| What to produce |
All the data below goes into the copy word for word, but the pictures don't.
## start Raw data
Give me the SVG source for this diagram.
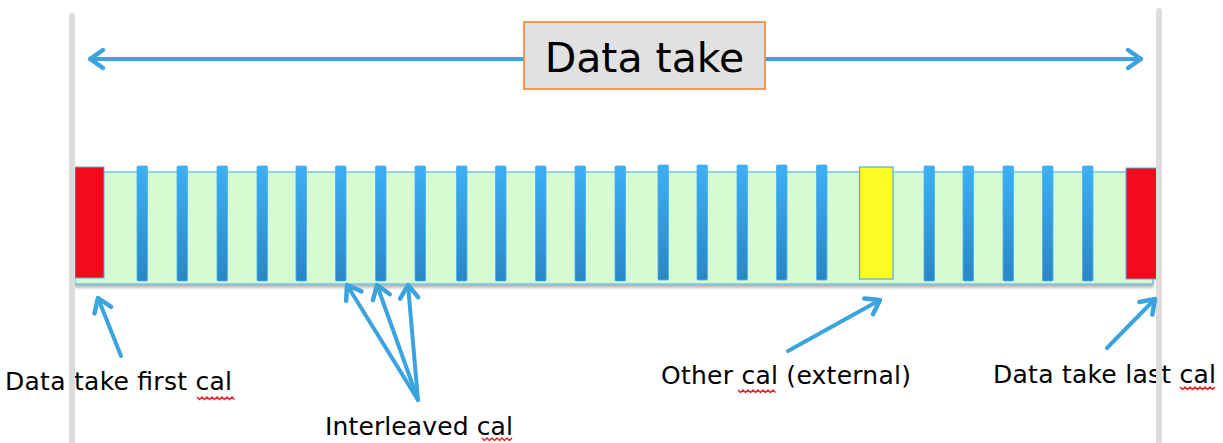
<svg xmlns="http://www.w3.org/2000/svg" width="1223" height="443" viewBox="0 0 1223 443">
<style>
.guide{stroke:#dcdcdc;stroke-width:6;stroke-linecap:round;fill:none}
.conn{stroke:#3ba3dd;stroke-width:4;fill:none;stroke-linecap:round}
.bar{fill:url(#barg);stroke:#4ab0ee;stroke-width:0.8}
.lbl{font-family:"DejaVu Sans","Verdana",sans-serif;font-size:25px;fill:#000}
.sq{stroke:#e8262a;stroke-width:1.5;fill:none}
</style>
<defs>
<linearGradient id="barg" x1="0" y1="0" x2="0" y2="1">
<stop offset="0" stop-color="#3cb0f6"/>
<stop offset="1" stop-color="#2a86c4"/>
</linearGradient>
<filter id="sh" x="-5%" y="-10%" width="110%" height="130%">
<feDropShadow dx="0" dy="3" stdDeviation="1.5" flood-color="#000" flood-opacity="0.3"/>
</filter>
<marker id="ah" viewBox="-18 -13 22 26" markerWidth="22" markerHeight="26" refX="0" refY="0" orient="auto-start-reverse" markerUnits="userSpaceOnUse">
<polyline points="-13,-9 0,0 -13,9" fill="none" stroke="#3ba3dd" stroke-width="4.5" stroke-linecap="round" stroke-linejoin="round"/>
</marker>
</defs>
<rect width="1223" height="443" fill="#fff"/>

<g id="strip">
<rect x="75" y="172" width="1078" height="112" fill="#d6fbd3" stroke="#5bb8e2" stroke-width="1.2" filter="url(#sh)"/>
<line x1="70" y1="166" x2="70" y2="286" stroke="#3a8fc8" stroke-width="1.2"/>
</g>

<g id="first-cal">
<rect x="75" y="167" width="29" height="111" fill="#f40a1c" stroke="#4ab0ee" stroke-width="1"/>
</g>

<g id="interleaved">
<rect class="bar" x="137" y="166" width="10.5" height="115" rx="1"/>
<rect class="bar" x="177" y="166" width="10.5" height="115" rx="1"/>
<rect class="bar" x="217" y="166" width="10.5" height="115" rx="1"/>
<rect class="bar" x="257" y="166" width="10.5" height="115" rx="1"/>
<rect class="bar" x="296" y="166" width="10.5" height="115" rx="1"/>
<rect class="bar" x="335.5" y="166" width="10.5" height="115" rx="1"/>
<rect class="bar" x="375.5" y="166" width="10.5" height="115" rx="1"/>
<rect class="bar" x="415" y="166" width="10.5" height="115" rx="1"/>
<rect class="bar" x="456.5" y="166" width="10.5" height="115" rx="1"/>
<rect class="bar" x="495.5" y="166" width="10.5" height="115" rx="1"/>
<rect class="bar" x="535.5" y="166" width="10.5" height="115" rx="1"/>
<rect class="bar" x="575" y="166" width="10.5" height="115" rx="1"/>
<rect class="bar" x="615" y="166" width="10.5" height="115" rx="1"/>
<rect class="bar" x="658" y="165" width="10.5" height="115" rx="1"/>
<rect class="bar" x="697" y="165" width="10.5" height="115" rx="1"/>
<rect class="bar" x="737" y="165" width="10.5" height="115" rx="1"/>
<rect class="bar" x="776.5" y="165" width="10.5" height="115" rx="1"/>
<rect class="bar" x="816.5" y="165" width="10.5" height="115" rx="1"/>
<rect class="bar" x="924" y="166" width="10.5" height="115" rx="1"/>
<rect class="bar" x="963" y="166" width="10.5" height="115" rx="1"/>
<rect class="bar" x="1003" y="166" width="10.5" height="115" rx="1"/>
<rect class="bar" x="1042.5" y="166" width="10.5" height="115" rx="1"/>
<rect class="bar" x="1082.5" y="166" width="10.5" height="115" rx="1"/>
</g>

<g id="other-cal">
<rect x="859.5" y="167" width="33.5" height="112" fill="#fbfd24" stroke="#4ab0ee" stroke-width="1.2"/>
</g>

<g id="last-cal">
<rect x="1126" y="168" width="31" height="111" fill="#f40a1c" stroke="#4ab0ee" stroke-width="1"/>
</g>

<g id="labels">
<text class="lbl" x="5" y="390" textLength="227" lengthAdjust="spacing">Data take first cal</text>
<path class="sq" d="M197 397 l2.5 2.5 l2.5 -2.5 l2.5 2.5 l2.5 -2.5 l2.5 2.5 l2.5 -2.5 l2.5 2.5 l2.5 -2.5 l2.5 2.5 l2.5 -2.5 l2.5 2.5 l2.5 -2.5 l2.5 2.5 l2.5 -2.5 l2.5 2.5"/>
<text class="lbl" x="325" y="435" textLength="188" lengthAdjust="spacing">Interleaved cal</text>
<path class="sq" d="M482 438 l2.5 2.5 l2.5 -2.5 l2.5 2.5 l2.5 -2.5 l2.5 2.5 l2.5 -2.5 l2.5 2.5 l2.5 -2.5 l2.5 2.5 l2.5 -2.5 l2.5 2.5 l2.5 -2.5"/>
<text class="lbl" x="661" y="384" textLength="250" lengthAdjust="spacing">Other cal (external)</text>
<path class="sq" d="M738 390 l2.5 2.5 l2.5 -2.5 l2.5 2.5 l2.5 -2.5 l2.5 2.5 l2.5 -2.5 l2.5 2.5 l2.5 -2.5 l2.5 2.5 l2.5 -2.5 l2.5 2.5 l2.5 -2.5 l2.5 2.5 l2.5 -2.5 l2.5 2.5"/>
<text class="lbl" x="993" y="383" textLength="223" lengthAdjust="spacing">Data take last cal</text>
<path class="sq" d="M1180 387 l2.5 2.5 l2.5 -2.5 l2.5 2.5 l2.5 -2.5 l2.5 2.5 l2.5 -2.5 l2.5 2.5 l2.5 -2.5 l2.5 2.5 l2.5 -2.5 l2.5 2.5 l2.5 -2.5 l2.5 2.5 l2.5 -2.5"/>
</g>

<g id="guides">
<line class="guide" x1="72" y1="16" x2="72" y2="446"/>
<line class="guide" x1="1159" y1="11" x2="1159" y2="446"/>
</g>

<g id="connectors">
<line class="conn" x1="90" y1="59" x2="1141" y2="59" marker-start="url(#ah)" marker-end="url(#ah)"/>
<line class="conn" x1="121" y1="356" x2="98" y2="298" marker-end="url(#ah)"/>
<line class="conn" x1="418" y1="400" x2="347" y2="285" marker-end="url(#ah)"/>
<line class="conn" x1="418" y1="400" x2="377" y2="285" marker-end="url(#ah)"/>
<line class="conn" x1="418" y1="400" x2="408" y2="285" marker-end="url(#ah)"/>
<line class="conn" x1="788" y1="351" x2="880" y2="300" marker-end="url(#ah)"/>
<line class="conn" x1="1107" y1="348" x2="1155" y2="299" marker-end="url(#ah)"/>
</g>

<g id="title">
<rect x="524" y="22" width="241" height="67" fill="#e1e1e1" stroke="#f28f45" stroke-width="1.8"/>
<text x="644.5" y="72" text-anchor="middle" font-family="DejaVu Sans, Verdana, sans-serif" font-size="41" fill="#000">Data take</text>
</g>
</svg>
## end Raw data
| Problem solution |
Give me the SVG source for this diagram.
<svg xmlns="http://www.w3.org/2000/svg" width="1223" height="443" viewBox="0 0 1223 443">
<style>
.guide{stroke:#dcdcdc;stroke-width:6;stroke-linecap:round;fill:none}
.conn{stroke:#3ba3dd;stroke-width:4;fill:none;stroke-linecap:round}
.bar{fill:url(#barg);stroke:#4ab0ee;stroke-width:0.8}
.lbl{font-family:"DejaVu Sans","Verdana",sans-serif;font-size:25px;fill:#000}
.sq{stroke:#e8262a;stroke-width:1.5;fill:none}
</style>
<defs>
<linearGradient id="barg" x1="0" y1="0" x2="0" y2="1">
<stop offset="0" stop-color="#3cb0f6"/>
<stop offset="1" stop-color="#2a86c4"/>
</linearGradient>
<filter id="sh" x="-5%" y="-10%" width="110%" height="130%">
<feDropShadow dx="0" dy="3" stdDeviation="1.5" flood-color="#000" flood-opacity="0.3"/>
</filter>
<marker id="ah" viewBox="-18 -13 22 26" markerWidth="22" markerHeight="26" refX="0" refY="0" orient="auto-start-reverse" markerUnits="userSpaceOnUse">
<polyline points="-13,-9 0,0 -13,9" fill="none" stroke="#3ba3dd" stroke-width="4.5" stroke-linecap="round" stroke-linejoin="round"/>
</marker>
</defs>
<rect width="1223" height="443" fill="#fff"/>

<g id="strip">
<rect x="75" y="172" width="1078" height="112" fill="#d6fbd3" stroke="#5bb8e2" stroke-width="1.2" filter="url(#sh)"/>
<line x1="70" y1="166" x2="70" y2="286" stroke="#3a8fc8" stroke-width="1.2"/>
</g>

<g id="first-cal">
<rect x="75" y="167" width="29" height="111" fill="#f40a1c" stroke="#4ab0ee" stroke-width="1"/>
</g>

<g id="interleaved">
<rect class="bar" x="137" y="166" width="10.5" height="115" rx="1"/>
<rect class="bar" x="177" y="166" width="10.5" height="115" rx="1"/>
<rect class="bar" x="217" y="166" width="10.5" height="115" rx="1"/>
<rect class="bar" x="257" y="166" width="10.5" height="115" rx="1"/>
<rect class="bar" x="296" y="166" width="10.5" height="115" rx="1"/>
<rect class="bar" x="335.5" y="166" width="10.5" height="115" rx="1"/>
<rect class="bar" x="375.5" y="166" width="10.5" height="115" rx="1"/>
<rect class="bar" x="415" y="166" width="10.5" height="115" rx="1"/>
<rect class="bar" x="456.5" y="166" width="10.5" height="115" rx="1"/>
<rect class="bar" x="495.5" y="166" width="10.5" height="115" rx="1"/>
<rect class="bar" x="535.5" y="166" width="10.5" height="115" rx="1"/>
<rect class="bar" x="575" y="166" width="10.5" height="115" rx="1"/>
<rect class="bar" x="615" y="166" width="10.5" height="115" rx="1"/>
<rect class="bar" x="658" y="165" width="10.5" height="115" rx="1"/>
<rect class="bar" x="697" y="165" width="10.5" height="115" rx="1"/>
<rect class="bar" x="737" y="165" width="10.5" height="115" rx="1"/>
<rect class="bar" x="776.5" y="165" width="10.5" height="115" rx="1"/>
<rect class="bar" x="816.5" y="165" width="10.5" height="115" rx="1"/>
<rect class="bar" x="924" y="166" width="10.5" height="115" rx="1"/>
<rect class="bar" x="963" y="166" width="10.5" height="115" rx="1"/>
<rect class="bar" x="1003" y="166" width="10.5" height="115" rx="1"/>
<rect class="bar" x="1042.5" y="166" width="10.5" height="115" rx="1"/>
<rect class="bar" x="1082.5" y="166" width="10.5" height="115" rx="1"/>
</g>

<g id="other-cal">
<rect x="859.5" y="167" width="33.5" height="112" fill="#fbfd24" stroke="#4ab0ee" stroke-width="1.2"/>
</g>

<g id="last-cal">
<rect x="1126" y="168" width="31" height="111" fill="#f40a1c" stroke="#4ab0ee" stroke-width="1"/>
</g>

<g id="labels">
<text class="lbl" x="5" y="390" textLength="227" lengthAdjust="spacing">Data take first cal</text>
<path class="sq" d="M197 397 l2.5 2.5 l2.5 -2.5 l2.5 2.5 l2.5 -2.5 l2.5 2.5 l2.5 -2.5 l2.5 2.5 l2.5 -2.5 l2.5 2.5 l2.5 -2.5 l2.5 2.5 l2.5 -2.5 l2.5 2.5 l2.5 -2.5 l2.5 2.5"/>
<text class="lbl" x="325" y="435" textLength="188" lengthAdjust="spacing">Interleaved cal</text>
<path class="sq" d="M482 438 l2.5 2.5 l2.5 -2.5 l2.5 2.5 l2.5 -2.5 l2.5 2.5 l2.5 -2.5 l2.5 2.5 l2.5 -2.5 l2.5 2.5 l2.5 -2.5 l2.5 2.5 l2.5 -2.5"/>
<text class="lbl" x="661" y="384" textLength="250" lengthAdjust="spacing">Other cal (external)</text>
<path class="sq" d="M738 390 l2.5 2.5 l2.5 -2.5 l2.5 2.5 l2.5 -2.5 l2.5 2.5 l2.5 -2.5 l2.5 2.5 l2.5 -2.5 l2.5 2.5 l2.5 -2.5 l2.5 2.5 l2.5 -2.5 l2.5 2.5 l2.5 -2.5 l2.5 2.5"/>
<text class="lbl" x="993" y="383" textLength="223" lengthAdjust="spacing">Data take last cal</text>
<path class="sq" d="M1180 387 l2.5 2.5 l2.5 -2.5 l2.5 2.5 l2.5 -2.5 l2.5 2.5 l2.5 -2.5 l2.5 2.5 l2.5 -2.5 l2.5 2.5 l2.5 -2.5 l2.5 2.5 l2.5 -2.5 l2.5 2.5 l2.5 -2.5"/>
</g>

<g id="guides">
<line class="guide" x1="72" y1="16" x2="72" y2="446"/>
<line class="guide" x1="1159" y1="11" x2="1159" y2="446"/>
</g>

<g id="connectors">
<line class="conn" x1="90" y1="59" x2="1141" y2="59" marker-start="url(#ah)" marker-end="url(#ah)"/>
<line class="conn" x1="121" y1="356" x2="98" y2="298" marker-end="url(#ah)"/>
<line class="conn" x1="418" y1="400" x2="347" y2="285" marker-end="url(#ah)"/>
<line class="conn" x1="418" y1="400" x2="377" y2="285" marker-end="url(#ah)"/>
<line class="conn" x1="418" y1="400" x2="408" y2="285" marker-end="url(#ah)"/>
<line class="conn" x1="788" y1="351" x2="880" y2="300" marker-end="url(#ah)"/>
<line class="conn" x1="1107" y1="348" x2="1155" y2="299" marker-end="url(#ah)"/>
</g>

<g id="title">
<rect x="524" y="22" width="241" height="67" fill="#e1e1e1" stroke="#f28f45" stroke-width="1.8"/>
<text x="644.5" y="72" text-anchor="middle" font-family="DejaVu Sans, Verdana, sans-serif" font-size="41" fill="#000">Data take</text>
</g>
</svg>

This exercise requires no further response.